Prompt: Include the line containing "const xAxisName = 'Motion Type';" and all lines before it, repeated exactly from the listing below, without pictures.

Data shown:
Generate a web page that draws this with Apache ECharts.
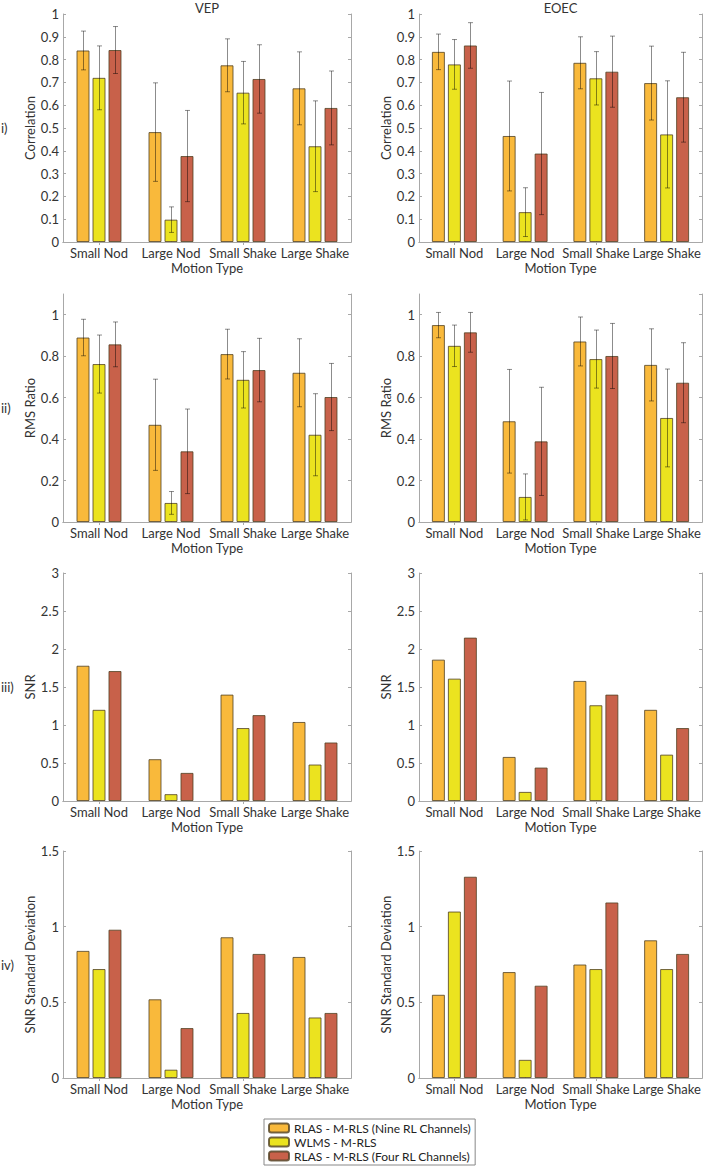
<!DOCTYPE html>
<html>
<head>
<meta charset="utf-8">
<script src="https://cdn.jsdelivr.net/npm/echarts@6/dist/echarts.min.js"></script>
<style>
html,body{margin:0;padding:0;background:#fff;}
#chart{width:709px;height:1166px;}
</style>
</head>
<body>
<div id="chart"></div>
<script>
// ---------- data ----------
const categories = ['Small Nod', 'Large Nod', 'Small Shake', 'Large Shake'];
const seriesNames = ['RLAS - M-RLS (Nine RL Channels)', 'WLMS - M-RLS', 'RLAS - M-RLS (Four RL Channels)'];
const columnTitles = ['VEP', 'EOEC'];
const rowLabels = ['i)', 'ii)', 'iii)', 'iv)'];
const yAxisNames = ['Correlation', 'RMS Ratio', 'SNR', 'SNR Standard Deviation'];
const xAxisName = 'Motion Type';

// i) Correlation
const vepCorrNine = [0.840, 0.482, 0.775, 0.674];
const vepCorrWlms = [0.720, 0.098, 0.655, 0.420];
const vepCorrFour = [0.842, 0.377, 0.715, 0.588];
const vepCorrNineErr = [0.085, 0.216, 0.116, 0.160];
const vepCorrWlmsErr = [0.140, 0.056, 0.137, 0.199];
const vepCorrFourErr = [0.103, 0.200, 0.150, 0.162];

const eoecCorrNine = [0.834, 0.465, 0.786, 0.697];
const eoecCorrWlms = [0.779, 0.131, 0.718, 0.472];
const eoecCorrFour = [0.862, 0.388, 0.747, 0.635];
const eoecCorrNineErr = [0.078, 0.241, 0.114, 0.162];
const eoecCorrWlmsErr = [0.109, 0.107, 0.117, 0.235];
const eoecCorrFourErr = [0.100, 0.268, 0.156, 0.197];

// ii) RMS Ratio
const vepRmsNine = [0.890, 0.469, 0.810, 0.720];
const vepRmsWlms = [0.762, 0.092, 0.686, 0.421];
const vepRmsFour = [0.857, 0.341, 0.733, 0.603];
const vepRmsNineErr = [0.088, 0.220, 0.120, 0.164];
const vepRmsWlmsErr = [0.140, 0.055, 0.136, 0.198];
const vepRmsFourErr = [0.108, 0.204, 0.153, 0.162];

const eoecRmsNine = [0.950, 0.486, 0.871, 0.758];
const eoecRmsWlms = [0.850, 0.121, 0.786, 0.502];
const eoecRmsFour = [0.915, 0.389, 0.801, 0.672];
const eoecRmsNineErr = [0.061, 0.250, 0.118, 0.174];
const eoecRmsWlmsErr = [0.100, 0.111, 0.140, 0.236];
const eoecRmsFourErr = [0.096, 0.261, 0.157, 0.193];

// iii) SNR
const vepSnrNine = [1.78, 0.55, 1.40, 1.04];
const vepSnrWlms = [1.20, 0.09, 0.96, 0.48];
const vepSnrFour = [1.71, 0.37, 1.13, 0.77];
const eoecSnrNine = [1.86, 0.58, 1.58, 1.20];
const eoecSnrWlms = [1.61, 0.12, 1.26, 0.61];
const eoecSnrFour = [2.15, 0.44, 1.40, 0.96];

// iv) SNR Standard Deviation
const vepSdNine = [0.84, 0.52, 0.93, 0.80];
const vepSdWlms = [0.72, 0.055, 0.43, 0.40];
const vepSdFour = [0.98, 0.33, 0.82, 0.43];
const eoecSdNine = [0.55, 0.70, 0.75, 0.91];
const eoecSdWlms = [1.10, 0.12, 0.72, 0.72];
const eoecSdFour = [1.33, 0.61, 1.16, 0.82];

// y-axis scales per row
const yMax = [1, 1.1, 3, 1.5];
const yInterval = [0.1, 0.2, 0.5, 0.5];

// ---------- panel assembly ----------
const panels = [
  { row: 0, col: 0, vals: [vepCorrNine, vepCorrWlms, vepCorrFour], errs: [vepCorrNineErr, vepCorrWlmsErr, vepCorrFourErr] },
  { row: 0, col: 1, vals: [eoecCorrNine, eoecCorrWlms, eoecCorrFour], errs: [eoecCorrNineErr, eoecCorrWlmsErr, eoecCorrFourErr] },
  { row: 1, col: 0, vals: [vepRmsNine, vepRmsWlms, vepRmsFour], errs: [vepRmsNineErr, vepRmsWlmsErr, vepRmsFourErr] },
  { row: 1, col: 1, vals: [eoecRmsNine, eoecRmsWlms, eoecRmsFour], errs: [eoecRmsNineErr, eoecRmsWlmsErr, eoecRmsFourErr] },
  { row: 2, col: 0, vals: [vepSnrNine, vepSnrWlms, vepSnrFour] },
  { row: 2, col: 1, vals: [eoecSnrNine, eoecSnrWlms, eoecSnrFour] },
  { row: 3, col: 0, vals: [vepSdNine, vepSdWlms, vepSdFour] },
  { row: 3, col: 1, vals: [eoecSdNine, eoecSdWlms, eoecSdFour] }
];

// layout (pixels)
const colLeft = [63, 419];
const colWidth = [288, 283];
const rowTop = [14, 294, 573, 851];
const rowHeight = [228, 228, 228, 227];
const colors = ['#F9B93B', '#EBE31F', '#C8614A'];
const FONT = 'Lato';
const TXT = '#333333';
const AXC = '#A8A8A8';
const BAR_W = 13;
const BAR_GAP = 0.23;

const grids = [], xAxes = [], yAxes = [], series = [];

panels.forEach((p, i) => {
  grids.push({ left: colLeft[p.col], top: rowTop[p.row], width: colWidth[p.col], height: rowHeight[p.row], containLabel: false });
  const axLine = { show: true, lineStyle: { color: AXC, width: 1 } };
  xAxes.push({
    type: 'category', gridIndex: i, data: categories, position: 'bottom',
    axisLine: axLine,
    axisTick: { show: true, inside: true, alignWithLabel: true, length: 3, lineStyle: { color: AXC } },
    axisLabel: { interval: 0, color: TXT, fontFamily: FONT, fontSize: 13, margin: 4 },
    name: xAxisName, nameLocation: 'middle', nameGap: 19,
    nameTextStyle: { color: TXT, fontFamily: FONT, fontSize: 13 }
  });
  xAxes.push({
    type: 'category', gridIndex: i, data: categories, position: 'top',
    axisLine: axLine,
    axisTick: { show: true, inside: true, alignWithLabel: true, length: 3, lineStyle: { color: AXC } },
    axisLabel: { show: false }
  });
  const yBase = {
    type: 'value', gridIndex: i, min: 0, max: yMax[p.row], interval: yInterval[p.row],
    axisLine: axLine, splitLine: { show: false },
    axisTick: { show: true, inside: true, length: 3, lineStyle: { color: AXC } }
  };
  yAxes.push(Object.assign({}, yBase, {
    position: 'left',
    axisLabel: { color: TXT, fontFamily: FONT, fontSize: 13, margin: 4, showMaxLabel: p.row !== 1 },
    name: yAxisNames[p.row], nameLocation: 'middle', nameGap: p.col === 0 ? 26 : 27,
    nameTextStyle: { color: TXT, fontFamily: FONT, fontSize: 13 }
  }));
  yAxes.push(Object.assign({}, yBase, { position: 'right', axisLabel: { show: false } }));

  p.vals.forEach((arr, k) => {
    series.push({
      type: 'bar', name: seriesNames[k], xAxisIndex: 2 * i, yAxisIndex: 2 * i,
      data: arr, barWidth: BAR_W, barGap: (BAR_GAP * 100) + '%',
      itemStyle: { color: colors[k], borderColor: 'rgba(80,65,35,0.8)', borderWidth: 1 },
      emphasis: { disabled: true }, silent: true
    });
  });

  if (p.errs) {
    const errData = [];
    p.errs.forEach((earr, k) => {
      earr.forEach((e, c) => {
        const m = p.vals[k][c];
        errData.push([c, m - e, m + e, k]);
      });
    });
    series.push({
      type: 'custom', xAxisIndex: 2 * i, yAxisIndex: 2 * i, z: 5, silent: true,
      data: errData,
      renderItem: function (params, api) {
        const c = api.value(0), lo = api.value(1), hi = api.value(2), k = api.value(3);
        const pLo = api.coord([c, lo]);
        const pHi = api.coord([c, hi]);
        const x = Math.round(pLo[0] + (k - 1) * BAR_W * (1 + BAR_GAP)) + 0.5;
        const cap = 2.5;
        const st = { stroke: 'rgba(0,0,0,0.45)', lineWidth: 1 };
        return {
          type: 'group', children: [
            { type: 'line', shape: { x1: x, y1: pLo[1], x2: x, y2: pHi[1] }, style: st },
            { type: 'line', shape: { x1: x - cap, y1: pLo[1], x2: x + cap, y2: pLo[1] }, style: st },
            { type: 'line', shape: { x1: x - cap, y1: pHi[1], x2: x + cap, y2: pHi[1] }, style: st }
          ]
        };
      }
    });
  }
});

const graphics = [];
columnTitles.forEach((t, c) => {
  graphics.push({ type: 'text', x: colLeft[c] + colWidth[c] / 2, y: 8,
    style: { text: t, fill: TXT, font: '13px ' + FONT, textAlign: 'center', textVerticalAlign: 'middle' } });
});
rowLabels.forEach((t, r) => {
  graphics.push({ type: 'text', x: 1, y: rowTop[r] + rowHeight[r] / 2,
    style: { text: t, fill: TXT, font: '13px ' + FONT, textAlign: 'left', textVerticalAlign: 'middle' } });
});

const chart = echarts.init(document.getElementById('chart'), null, { renderer: 'svg' });
chart.setOption({
  animation: false,
  backgroundColor: '#ffffff',
  grid: grids,
  xAxis: xAxes,
  yAxis: yAxes,
  series: series,
  graphic: graphics,
  legend: {
    data: seriesNames, orient: 'vertical', left: 264, top: 1119, height: 44,
    itemWidth: 20, itemHeight: 9, itemGap: 0,
    padding: [2, 4, 2, 4],
    borderColor: '#888888', borderWidth: 1, backgroundColor: '#ffffff',
    textStyle: { color: '#222', fontFamily: FONT, fontSize: 12, lineHeight: 14 },
    selectedMode: false
  }
});
</script>
</body>
</html>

Final answer:
Generate a web page that draws this with Apache ECharts.
<!DOCTYPE html>
<html>
<head>
<meta charset="utf-8">
<script src="https://cdn.jsdelivr.net/npm/echarts@6/dist/echarts.min.js"></script>
<style>
html,body{margin:0;padding:0;background:#fff;}
#chart{width:709px;height:1166px;}
</style>
</head>
<body>
<div id="chart"></div>
<script>
// ---------- data ----------
const categories = ['Small Nod', 'Large Nod', 'Small Shake', 'Large Shake'];
const seriesNames = ['RLAS - M-RLS (Nine RL Channels)', 'WLMS - M-RLS', 'RLAS - M-RLS (Four RL Channels)'];
const columnTitles = ['VEP', 'EOEC'];
const rowLabels = ['i)', 'ii)', 'iii)', 'iv)'];
const yAxisNames = ['Correlation', 'RMS Ratio', 'SNR', 'SNR Standard Deviation'];
const xAxisName = 'Motion Type';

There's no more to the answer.